─── EXERCISE MATERIALS ───

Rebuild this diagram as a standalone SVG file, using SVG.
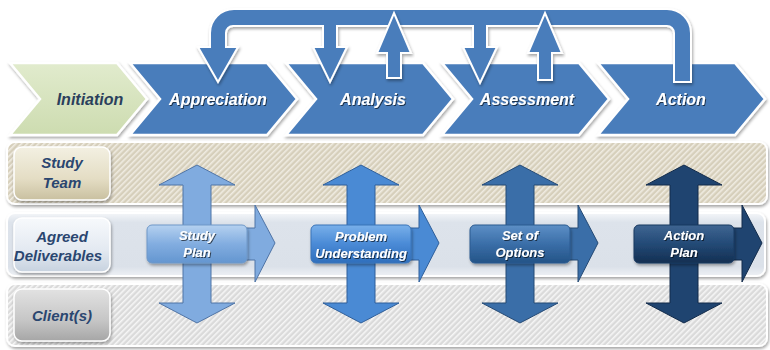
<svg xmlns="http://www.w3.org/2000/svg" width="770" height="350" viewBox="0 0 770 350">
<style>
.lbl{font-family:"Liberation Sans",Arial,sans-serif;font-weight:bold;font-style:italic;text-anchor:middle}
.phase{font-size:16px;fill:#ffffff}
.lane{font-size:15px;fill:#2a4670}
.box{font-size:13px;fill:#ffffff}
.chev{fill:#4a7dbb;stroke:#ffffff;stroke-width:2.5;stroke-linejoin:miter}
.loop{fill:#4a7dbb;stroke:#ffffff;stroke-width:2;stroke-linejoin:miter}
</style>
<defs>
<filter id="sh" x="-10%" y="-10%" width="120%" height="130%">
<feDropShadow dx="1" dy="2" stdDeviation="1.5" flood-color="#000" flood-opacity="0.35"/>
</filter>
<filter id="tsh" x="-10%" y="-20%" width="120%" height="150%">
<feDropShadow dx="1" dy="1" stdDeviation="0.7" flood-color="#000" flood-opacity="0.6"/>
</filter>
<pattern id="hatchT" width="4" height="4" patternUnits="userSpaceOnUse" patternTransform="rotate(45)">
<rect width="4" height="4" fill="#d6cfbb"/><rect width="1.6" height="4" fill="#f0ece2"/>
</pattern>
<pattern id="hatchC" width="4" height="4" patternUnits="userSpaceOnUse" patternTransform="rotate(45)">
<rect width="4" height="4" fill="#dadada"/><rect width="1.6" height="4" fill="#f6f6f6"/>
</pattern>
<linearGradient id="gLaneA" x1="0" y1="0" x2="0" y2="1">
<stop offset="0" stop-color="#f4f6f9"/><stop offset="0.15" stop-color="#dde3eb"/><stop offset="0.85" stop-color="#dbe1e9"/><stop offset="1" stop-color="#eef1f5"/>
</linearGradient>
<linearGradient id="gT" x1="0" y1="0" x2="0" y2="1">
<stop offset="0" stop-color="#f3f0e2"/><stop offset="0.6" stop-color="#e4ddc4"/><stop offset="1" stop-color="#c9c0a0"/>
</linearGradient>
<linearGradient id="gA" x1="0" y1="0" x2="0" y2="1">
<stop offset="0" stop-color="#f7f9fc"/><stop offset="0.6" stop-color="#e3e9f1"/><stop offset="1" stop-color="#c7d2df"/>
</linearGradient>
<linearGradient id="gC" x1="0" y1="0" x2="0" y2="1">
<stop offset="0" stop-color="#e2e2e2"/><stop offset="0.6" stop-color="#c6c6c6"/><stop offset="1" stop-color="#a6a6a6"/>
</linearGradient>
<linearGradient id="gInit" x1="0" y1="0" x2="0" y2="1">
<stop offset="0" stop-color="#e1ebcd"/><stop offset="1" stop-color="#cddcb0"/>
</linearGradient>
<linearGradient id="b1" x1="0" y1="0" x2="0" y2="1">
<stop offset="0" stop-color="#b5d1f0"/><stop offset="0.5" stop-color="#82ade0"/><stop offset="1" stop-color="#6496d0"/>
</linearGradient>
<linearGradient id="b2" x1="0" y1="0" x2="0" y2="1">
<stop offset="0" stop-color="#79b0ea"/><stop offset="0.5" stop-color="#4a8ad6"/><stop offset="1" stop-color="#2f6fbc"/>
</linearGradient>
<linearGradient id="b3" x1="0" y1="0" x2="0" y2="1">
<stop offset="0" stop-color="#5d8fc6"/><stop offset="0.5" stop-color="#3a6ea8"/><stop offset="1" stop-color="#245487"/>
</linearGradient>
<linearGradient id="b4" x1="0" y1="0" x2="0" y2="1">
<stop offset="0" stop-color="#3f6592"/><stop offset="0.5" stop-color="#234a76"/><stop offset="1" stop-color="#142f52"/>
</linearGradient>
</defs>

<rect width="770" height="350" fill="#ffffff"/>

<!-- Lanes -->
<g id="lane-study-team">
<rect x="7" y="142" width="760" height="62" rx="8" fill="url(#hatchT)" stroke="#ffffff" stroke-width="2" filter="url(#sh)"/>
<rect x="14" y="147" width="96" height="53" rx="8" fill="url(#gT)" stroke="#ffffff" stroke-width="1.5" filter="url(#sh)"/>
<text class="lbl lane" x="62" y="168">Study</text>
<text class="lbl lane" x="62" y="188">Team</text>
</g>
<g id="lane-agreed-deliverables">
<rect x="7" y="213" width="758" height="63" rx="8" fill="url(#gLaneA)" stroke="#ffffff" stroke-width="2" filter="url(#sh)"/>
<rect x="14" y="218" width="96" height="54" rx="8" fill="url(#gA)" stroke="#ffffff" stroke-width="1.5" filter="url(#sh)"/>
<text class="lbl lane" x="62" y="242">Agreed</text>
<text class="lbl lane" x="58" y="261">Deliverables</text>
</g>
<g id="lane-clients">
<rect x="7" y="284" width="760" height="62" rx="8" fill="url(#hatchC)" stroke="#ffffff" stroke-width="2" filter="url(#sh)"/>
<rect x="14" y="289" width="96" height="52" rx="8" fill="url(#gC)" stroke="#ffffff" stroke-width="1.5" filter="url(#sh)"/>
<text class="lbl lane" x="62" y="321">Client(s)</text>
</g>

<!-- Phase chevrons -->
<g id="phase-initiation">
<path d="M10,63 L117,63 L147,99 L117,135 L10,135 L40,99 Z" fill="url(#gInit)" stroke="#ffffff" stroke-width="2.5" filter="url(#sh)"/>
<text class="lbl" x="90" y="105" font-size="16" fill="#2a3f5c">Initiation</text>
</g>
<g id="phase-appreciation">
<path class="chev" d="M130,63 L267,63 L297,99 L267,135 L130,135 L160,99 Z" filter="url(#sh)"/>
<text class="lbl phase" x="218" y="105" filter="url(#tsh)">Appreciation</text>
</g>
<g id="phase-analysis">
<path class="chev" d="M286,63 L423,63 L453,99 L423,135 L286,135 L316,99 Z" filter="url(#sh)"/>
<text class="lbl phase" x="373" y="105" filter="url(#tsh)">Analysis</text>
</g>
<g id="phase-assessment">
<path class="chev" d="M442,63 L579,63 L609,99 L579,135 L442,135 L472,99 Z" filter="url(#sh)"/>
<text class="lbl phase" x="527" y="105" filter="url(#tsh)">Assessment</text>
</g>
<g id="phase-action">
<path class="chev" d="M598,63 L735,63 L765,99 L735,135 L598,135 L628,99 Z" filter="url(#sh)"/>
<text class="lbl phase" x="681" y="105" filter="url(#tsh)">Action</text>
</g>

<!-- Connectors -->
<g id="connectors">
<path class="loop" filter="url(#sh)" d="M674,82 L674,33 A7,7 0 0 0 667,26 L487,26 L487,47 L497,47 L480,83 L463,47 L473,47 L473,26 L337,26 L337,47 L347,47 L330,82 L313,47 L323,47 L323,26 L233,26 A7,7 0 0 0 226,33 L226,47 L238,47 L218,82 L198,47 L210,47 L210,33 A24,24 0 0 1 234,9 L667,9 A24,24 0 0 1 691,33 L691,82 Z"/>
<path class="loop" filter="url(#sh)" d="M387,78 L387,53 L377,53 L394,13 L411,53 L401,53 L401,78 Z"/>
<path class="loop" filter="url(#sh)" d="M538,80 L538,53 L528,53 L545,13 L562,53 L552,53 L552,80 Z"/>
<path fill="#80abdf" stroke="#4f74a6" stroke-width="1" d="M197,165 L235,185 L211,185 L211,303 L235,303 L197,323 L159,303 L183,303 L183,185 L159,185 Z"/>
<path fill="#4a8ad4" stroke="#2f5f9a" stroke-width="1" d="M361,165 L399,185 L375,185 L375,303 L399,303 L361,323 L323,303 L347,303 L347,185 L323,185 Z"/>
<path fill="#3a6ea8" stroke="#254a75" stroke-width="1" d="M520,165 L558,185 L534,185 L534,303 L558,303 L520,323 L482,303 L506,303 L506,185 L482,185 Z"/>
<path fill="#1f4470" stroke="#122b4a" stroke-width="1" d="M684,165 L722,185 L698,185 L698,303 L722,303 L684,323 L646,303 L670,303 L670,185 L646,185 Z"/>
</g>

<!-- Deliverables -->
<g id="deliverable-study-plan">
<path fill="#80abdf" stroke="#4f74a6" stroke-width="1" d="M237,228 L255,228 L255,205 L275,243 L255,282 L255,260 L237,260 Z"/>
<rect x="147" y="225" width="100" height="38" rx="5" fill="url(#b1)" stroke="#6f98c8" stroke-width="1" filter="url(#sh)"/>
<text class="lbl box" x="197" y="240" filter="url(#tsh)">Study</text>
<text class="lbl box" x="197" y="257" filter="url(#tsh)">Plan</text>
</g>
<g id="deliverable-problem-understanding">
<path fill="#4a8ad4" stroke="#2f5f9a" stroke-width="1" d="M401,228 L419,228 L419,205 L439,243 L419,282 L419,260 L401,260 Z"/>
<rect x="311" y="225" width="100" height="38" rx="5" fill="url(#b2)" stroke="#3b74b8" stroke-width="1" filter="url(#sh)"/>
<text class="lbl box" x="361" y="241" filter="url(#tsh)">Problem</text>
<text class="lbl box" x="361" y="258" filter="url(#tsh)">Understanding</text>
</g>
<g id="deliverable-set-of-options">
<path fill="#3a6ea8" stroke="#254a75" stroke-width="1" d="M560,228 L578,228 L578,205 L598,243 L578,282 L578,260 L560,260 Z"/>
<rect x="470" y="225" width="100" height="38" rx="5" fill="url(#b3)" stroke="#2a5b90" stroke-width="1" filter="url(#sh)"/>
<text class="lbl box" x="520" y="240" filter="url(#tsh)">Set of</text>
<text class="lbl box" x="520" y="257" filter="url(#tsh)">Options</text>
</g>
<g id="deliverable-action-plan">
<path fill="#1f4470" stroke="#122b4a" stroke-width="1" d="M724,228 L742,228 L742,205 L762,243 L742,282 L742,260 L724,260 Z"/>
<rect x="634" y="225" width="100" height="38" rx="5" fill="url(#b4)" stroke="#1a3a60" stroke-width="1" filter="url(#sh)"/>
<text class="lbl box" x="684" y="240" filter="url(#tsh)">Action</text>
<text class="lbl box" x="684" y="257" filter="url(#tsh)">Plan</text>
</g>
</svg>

───
─── EXERCISE MATERIALS ───

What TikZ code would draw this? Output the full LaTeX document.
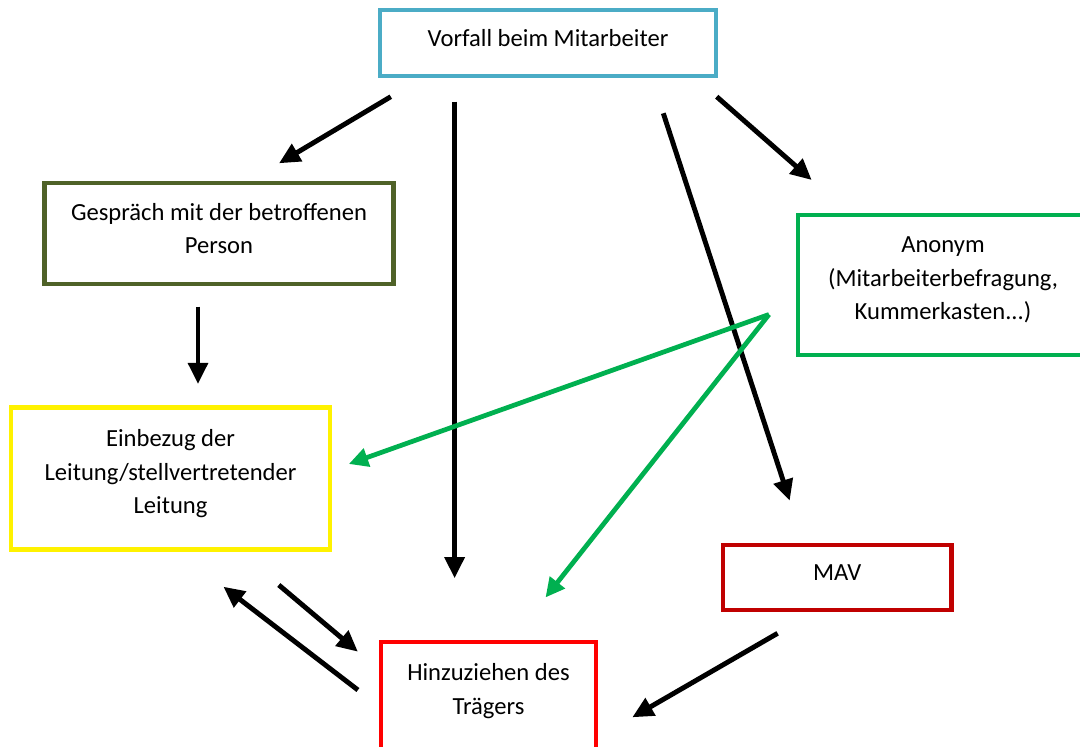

───

STATED TASK: Respond with the number of lines containing "this" and no additional words.

FINAL RESULT: 2